[The problem]
Begin with the line holding "Write the matplotlib code for this chart.", end with the line holding "plt.rcParams['font.family'] = ['Liberation", and repeat every line in between exactly, without pictures.

Data entries

☆ ☆ ☆ ☆

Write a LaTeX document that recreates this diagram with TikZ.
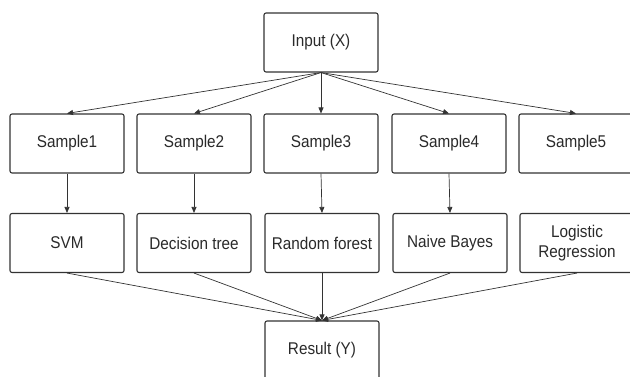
\documentclass[tikz,border=0pt]{standalone}
\usepackage{fontspec}
\setmainfont{Liberation Sans}[FakeStretch=0.9]
\usetikzlibrary{arrows.meta}
\definecolor{linec}{HTML}{333333}
\definecolor{textc}{HTML}{2A2A2A}
\begin{document}
\begin{tikzpicture}[x=1pt,y=-1pt,
  box/.style={draw=linec, line width=1.1pt, rounded corners=2pt, fill=white,
    minimum width=114pt, minimum height=59pt, inner sep=0pt,
    text=textc, align=center, font=\fontsize{17}{19.5}\selectfont},
  conn/.style={draw=linec, line width=0.7pt, -{Triangle[length=6pt,width=5pt]}}]
\useasboundingbox (0,0) rectangle (630,376);
\node[box] (in) at (321,42.5) {Input (X)};
\node[box] (s1) at (67,143.5) {Sample1};
\node[box] (s2) at (194,143.5) {Sample2};
\node[box] (s3) at (321,143.5) {Sample3};
\node[box] (s4) at (449,143.5) {Sample4};
\node[box] (s5) at (576,143.5) {Sample5};
\node[box] (m1) at (67,243) {SVM};
\node[box] (m2) at (194,243) {Decision tree};
\node[box] (m3) at (322,243) {Random forest};
\node[box] (m4) at (450,243) {Naive Bayes};
\node[box] (m5) at (577,243) {Logistic\\Regression};
\node[box] (res) at (322,350.5) {Result (Y)};
\foreach \s in {s1,s2,s3,s4,s5} \draw[conn] (in.south) -- (\s.north);
\foreach \i in {1,2,3,4} \draw[conn] (s\i.south) -- (m\i.north);
\foreach \m in {m1,m2,m3,m4,m5} \draw[conn] (\m.south) -- (res.north);
\end{tikzpicture}
\end{document}
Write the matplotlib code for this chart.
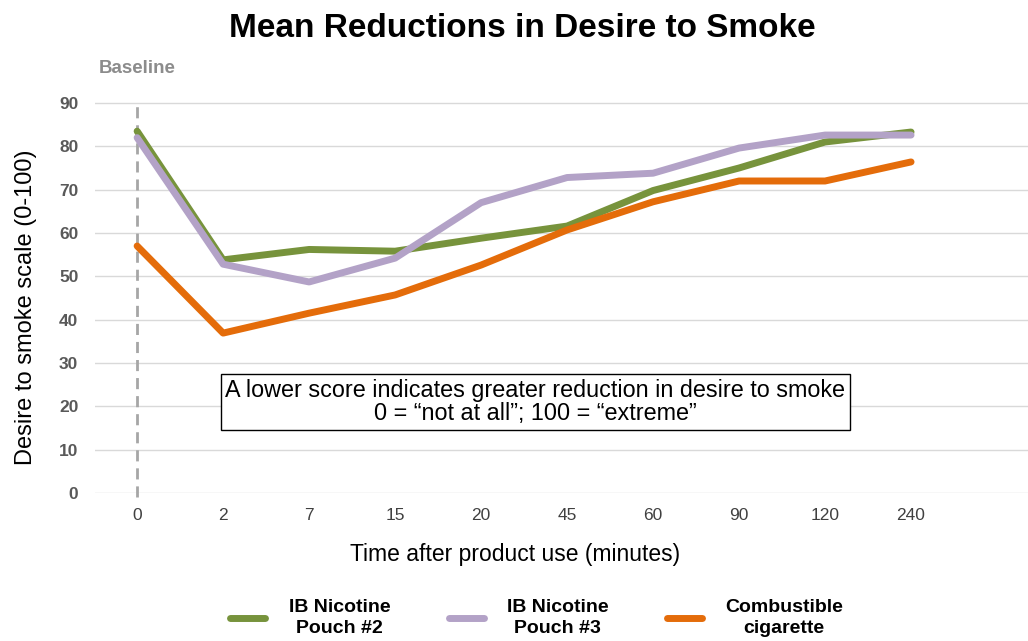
import numpy as np
import matplotlib.pyplot as plt

plt.rcParams['font.family'] = ['Liberation Sans', 'DejaVu Sans']

# data
times = ['0', '2', '7', '15', '20', '45', '60', '90', '120', '240']
pouch2 = [83.5, 53.8, 56.2, 55.8, 58.8, 61.6, 69.8, 75.0, 81.0, 83.3]
pouch3 = [82.0, 52.8, 48.7, 54.2, 67.0, 72.8, 73.8, 79.6, 82.6, 82.6]
cigarette = [57.0, 36.9, 41.5, 45.7, 52.6, 60.7, 67.2, 72.0, 72.0, 76.4]
yticks = [0, 10, 20, 30, 40, 50, 60, 70, 80, 90]

x = np.arange(len(times))

fig = plt.figure(figsize=(10.28, 6.41), dpi=100)
ax = fig.add_axes([0.0924, 0.2309, 0.9076, 0.6287])

ax.plot(x, pouch2, color='#77933C', lw=5, solid_capstyle='round', label='IB Nicotine\nPouch #2', zorder=3)
ax.plot(x, pouch3, color='#B3A2C7', lw=5, solid_capstyle='round', label='IB Nicotine\nPouch #3', zorder=4)
ax.plot(x, cigarette, color='#E46C0A', lw=5, solid_capstyle='round', label='Combustible\ncigarette', zorder=5)

ax.axvline(0, ymin=-0.01, ymax=0.97, color='#A6A6A6', lw=2, ls=(0, (4, 2.5)), zorder=2, clip_on=False)
ax.text(0, 98, 'Baseline', ha='center', va='center', fontsize=13.5, fontweight='bold', color='#8C8C8C')

ax.set_xlim(-0.49, 10.36)
ax.set_ylim(0, 93)
ax.set_yticks(yticks)
ax.set_xticks(x)
ax.set_xticklabels(times)
ax.grid(axis='y', color='#D9D9D9', lw=1)
ax.set_axisbelow(True)
for s in ax.spines.values():
    s.set_visible(False)
ax.tick_params(length=0)
ax.tick_params(axis='y', labelsize=12.5, labelcolor='#595959', pad=12)
ax.tick_params(axis='x', labelsize=12.5, labelcolor='#404040', pad=11)
for t in ax.get_yticklabels():
    t.set_fontweight('bold')

ax.set_xlabel('Time after product use (minutes)', fontsize=16.5)
ax.xaxis.set_label_coords(0.45, -0.125)
ax.set_ylabel('Desire to smoke scale (0-100)', fontsize=17)
ax.yaxis.set_label_coords(-0.062, 0.46)
fig.text(0.5085, 0.955, 'Mean Reductions in Desire to Smoke', ha='center', va='center',
         fontsize=24, fontweight='bold')

ax.text(4.63, 21, 'A lower score indicates greater reduction in desire to smoke\n0 = \u201cnot at all\u201d; 100 = \u201cextreme\u201d',
        ha='center', va='center', fontsize=16.8, linespacing=1.05,
        bbox=dict(boxstyle='square,pad=0.2', fc='white', ec='black', lw=1))

leg = fig.legend(loc='center', bbox_to_anchor=(0.522, 0.036), ncol=3, frameon=False,
                 fontsize=14, handlelength=1.8, columnspacing=3.0, handletextpad=1.2,
                 labelspacing=0.2)
for t in leg.get_texts():
    t.set_fontweight('bold')
    t.set_multialignment('center')
    t.set_linespacing(1.35)

fig.savefig('out.png', dpi=100)
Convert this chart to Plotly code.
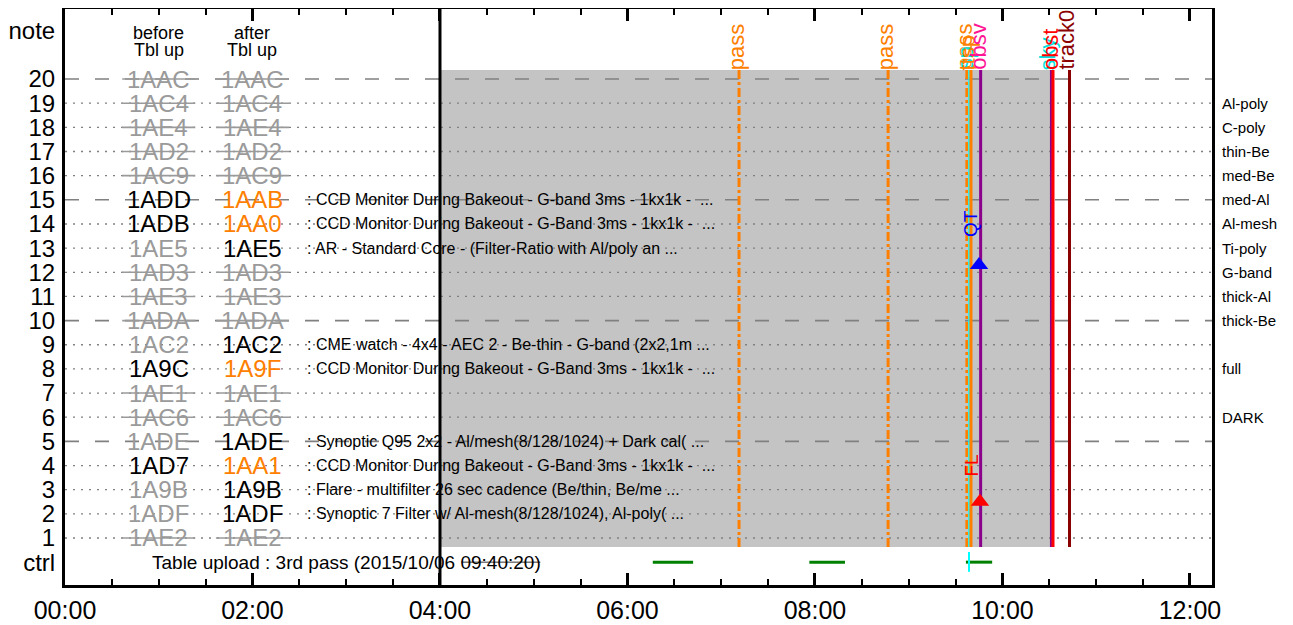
import plotly.graph_objects as go

# ---------------- data ----------------
rows = list(range(20, 0, -1))
before_codes = ["1AAC", "1AC4", "1AE4", "1AD2", "1AC9", "1ADD", "1ADB", "1AE5", "1AD3", "1AE3",
                "1ADA", "1AC2", "1A9C", "1AE1", "1AC6", "1ADE", "1AD7", "1A9B", "1ADF", "1AE2"]
after_codes = ["1AAC", "1AC4", "1AE4", "1AD2", "1AC9", "1AAB", "1AA0", "1AE5", "1AD3", "1AE3",
               "1ADA", "1AC2", "1A9F", "1AE1", "1AC6", "1ADE", "1AA1", "1A9B", "1ADF", "1AE2"]
# status: g = unused (gray), k = active (black), o = changed (orange)
before_status = ["g", "g", "g", "g", "g", "k", "k", "g", "g", "g",
                 "g", "g", "k", "g", "g", "g", "k", "g", "g", "g"]
after_status = ["g", "g", "g", "g", "g", "o", "o", "k", "g", "g",
                "g", "k", "o", "g", "g", "k", "o", "k", "k", "g"]
descriptions = [
    "", "", "", "", "",
    ": CCD Monitor During Bakeout - G-band 3ms - 1kx1k -  ...",
    ": CCD Monitor During Bakeout - G-Band 3ms - 1kx1k -  ...",
    ": AR - Standard Core - (Filter-Ratio with Al/poly an ...",
    "", "", "",
    ": CME watch - 4x4 - AEC 2 - Be-thin - G-band (2x2,1m ...",
    ": CCD Monitor During Bakeout - G-Band 3ms - 1kx1k -  ...",
    "", "",
    ": Synoptic Q95 2x2 - Al/mesh(8/128/1024) + Dark cal( ...",
    ": CCD Monitor During Bakeout - G-Band 3ms - 1kx1k -  ...",
    ": Flare - multifilter 26 sec cadence (Be/thin, Be/me ...",
    ": Synoptic 7 Filter w/ Al-mesh(8/128/1024), Al-poly( ...",
    "",
]
filter_rows = [19, 18, 17, 16, 15, 14, 13, 12, 11, 10, 8, 6]
filter_names = ["Al-poly", "C-poly", "thin-Be", "med-Be", "med-Al", "Al-mesh", "Ti-poly",
                "G-band", "thick-Al", "thick-Be", "full", "DARK"]

# time axis (hours)
x_tick_vals = [0, 2, 4, 6, 8, 10, 12]
x_tick_text = ["00:00", "02:00", "04:00", "06:00", "08:00", "10:00", "12:00"]
y_tick_vals = [0] + list(range(1, 21)) + [22]
y_tick_text = ["ctrl"] + [str(i) for i in range(1, 21)] + ["note"]

# shaded observation window
window_start, window_end = 4.0, 10.53
window_low, window_high = 0.63, 20.37
table_upload_time = 4.0

# event lines
event_x = [7.19, 8.78, 9.62, 9.643, 9.664, 9.767, 10.517, 10.539, 10.715]
event_label = ["pass", "pass", "pass", "sp", "ttsp", "obsv", "sky", "obst", "track0"]
event_line_color = ["#FF8000", "#FF8000", "#FF8000", "#00FFFF", "#FF8000", "#8B008B",
                    "#8B008B", "#FF0000", "#8B0000"]
event_label_color = ["#FF8000", "#FF8000", "#FF8000", "#00E0E0", "#FF8000", "#FF1493",
                     "#00E0E0", "#FF0000", "#8B0000"]
event_dash = ["dashdot", "dashdot", "dashdot", "solid", "solid", "solid", "solid", "solid", "solid"]
event_width = [3, 3, 3, 1.5, 3, 3, 2, 3, 3]

# markers on the timeline
marker_x = [9.75, 9.76]
marker_y = [12.3, 2.5]
marker_color = ["#0000FF", "#FF0000"]
marker_label = ["QT", "FL"]
marker_label_y = [14, 4]

# control row segments
ctrl_start = [6.27, 7.94, 9.61]
ctrl_end = [6.70, 8.32, 9.89]
ctrl_tick_x = 9.643
upload_bar = [4.23, 5.07]
ctrl_text = "Table upload : 3rd pass (2015/10/06 09:40:20)"

col_before_x, col_after_x = 1.0, 2.0
desc_x = 2.56

FONT = "Liberation Sans, Arial, sans-serif"
GRAY_TXT = "#9A9A9A"
STATUS_COLOR = {"g": GRAY_TXT, "k": "#000000", "o": "#FF8000"}

x_min, x_max = 0.0, 12.235
y_min, y_max = -0.946, 22.9

fig = go.Figure()

# ---------------- background shapes ----------------
shapes = []
shapes.append(dict(type="rect", xref="x", yref="y", x0=window_start, x1=window_end,
                   y0=window_low, y1=window_high, fillcolor="#C4C4C4", line_width=0,
                   layer="below"))
for r in range(1, 21):
    if r % 5 == 0:
        dash, col, w = "14px,16px", "#808080", 1.6
    else:
        dash, col, w = "2px,6px", "#808080", 1.3
    shapes.append(dict(type="line", xref="x", yref="y", x0=x_min, x1=x_max, y0=r, y1=r,
                       line=dict(color=col, width=w, dash=dash), layer="below"))
fig.update_layout(shapes=shapes)

# strike-through for unused codes
sx, sy = [], []
for i, r in enumerate(rows):
    if before_status[i] == "g" and after_status[i] == "g":
        for cx in (col_before_x, col_after_x):
            sx += [cx - 0.39, cx + 0.39, None]
            sy += [r, r, None]
fig.add_trace(go.Scatter(x=sx, y=sy, mode="lines", line=dict(color=GRAY_TXT, width=1.6),
                         hoverinfo="skip", showlegend=False))

# table upload vertical line
fig.add_trace(go.Scatter(x=[table_upload_time, table_upload_time], y=[y_min, y_max],
                         mode="lines", line=dict(color="black", width=3),
                         hoverinfo="skip", showlegend=False))

# event lines
for xv, col, dsh, w in zip(event_x, event_line_color, event_dash, event_width):
    fig.add_trace(go.Scatter(x=[xv, xv], y=[window_low, window_high], mode="lines",
                             line=dict(color=col, width=w, dash=dsh),
                             hoverinfo="skip", showlegend=False))

# ctrl row
for s, e in zip(ctrl_start, ctrl_end):
    fig.add_trace(go.Scatter(x=[s, e], y=[0, 0], mode="lines",
                             line=dict(color="#008000", width=3),
                             hoverinfo="skip", showlegend=False))
fig.add_trace(go.Scatter(x=[ctrl_tick_x, ctrl_tick_x], y=[0.42, -0.4], mode="lines",
                         line=dict(color="#00FFFF", width=2), hoverinfo="skip", showlegend=False))
fig.add_trace(go.Scatter(x=upload_bar, y=[0, 0], mode="lines",
                         line=dict(color="#333333", width=1), hoverinfo="skip", showlegend=False))

# markers
fig.add_trace(go.Scatter(x=marker_x, y=marker_y, mode="markers",
                         marker=dict(symbol="triangle-up", size=16, color=marker_color,
                                     line_width=0),
                         hoverinfo="skip", showlegend=False))

# ---------------- annotations ----------------
ann = []
for i, r in enumerate(rows):
    ann.append(dict(x=col_before_x, y=r, text=before_codes[i], showarrow=False,
                    font=dict(size=24, color=STATUS_COLOR[before_status[i]], family=FONT)))
    ann.append(dict(x=col_after_x, y=r, text=after_codes[i], showarrow=False,
                    font=dict(size=24, color=STATUS_COLOR[after_status[i]], family=FONT)))
    if descriptions[i]:
        ann.append(dict(x=desc_x, y=r, text=descriptions[i], showarrow=False, xanchor="left",
                        font=dict(size=16, color="black", family=FONT)))

ann.append(dict(x=col_before_x, y=22, text="before", showarrow=False, yshift=-2,
                font=dict(size=18, color="black", family=FONT)))
ann.append(dict(x=col_before_x, y=22, text="Tbl up", showarrow=False, yshift=-19,
                font=dict(size=18, color="black", family=FONT)))
ann.append(dict(x=col_after_x, y=22, text="after", showarrow=False, yshift=-2,
                font=dict(size=18, color="black", family=FONT)))
ann.append(dict(x=col_after_x, y=22, text="Tbl up", showarrow=False, yshift=-19,
                font=dict(size=18, color="black", family=FONT)))

for r, name in zip(filter_rows, filter_names):
    ann.append(dict(x=1, xref="paper", y=r, text=name, showarrow=False, xanchor="left",
                    xshift=8, font=dict(size=15, color="black", family=FONT)))

for xv, lab, col in zip(event_x, event_label, event_label_color):
    ann.append(dict(x=xv, y=window_high, text=lab, showarrow=False, textangle=-90,
                    yanchor="bottom", xshift=-3, yshift=-2,
                    font=dict(size=22, color=col, family=FONT)))

for xv, yv, lab, col in zip(marker_x, marker_label_y, marker_label, marker_color):
    ann.append(dict(x=xv, y=yv, text=lab, showarrow=False, textangle=-90, xshift=-8,
                    font=dict(size=19, color=col, family=FONT)))

ann.append(dict(x=0.905, y=0, text=ctrl_text, showarrow=False, xanchor="left",
                font=dict(size=19, color="black", family=FONT)))

fig.update_layout(annotations=ann)

# the page adds an 8px body margin, so the figure is sized to the visible area
fig.update_layout(
    width=1285, height=617,
    margin=dict(l=57, r=81, t=1, b=40, autoexpand=False),
    paper_bgcolor="white", plot_bgcolor="white",
    font=dict(family=FONT, color="black"),
    xaxis=dict(range=[x_min, x_max], tickvals=x_tick_vals, ticktext=x_tick_text,
               automargin=False,
               showgrid=False, zeroline=False, showline=True, linecolor="black", linewidth=3,
               mirror="ticks", ticks="inside", ticklen=12, tickwidth=3, tickcolor="black",
               tickfont=dict(size=25, family=FONT), ticklabelstandoff=1,
               minor=dict(dtick=0.5, tick0=0, ticks="inside", ticklen=6, tickwidth=2,
                          tickcolor="black", showgrid=False)),
    yaxis=dict(range=[y_min, y_max], tickvals=y_tick_vals, ticktext=y_tick_text,
               automargin=False,
               showgrid=False, zeroline=False, showline=True, linecolor="black", linewidth=3,
               mirror=True, ticks="", tickfont=dict(size=24, family=FONT),
               ticklabelstandoff=2),
)

fig.write_html("out.html")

☆ ☆ ☆ ☆

[Written answer]
Write the matplotlib code for this chart.
import numpy as np
import matplotlib.pyplot as plt

plt.rcParams['font.family'] = ['Liberation Sans', 'DejaVu Sans']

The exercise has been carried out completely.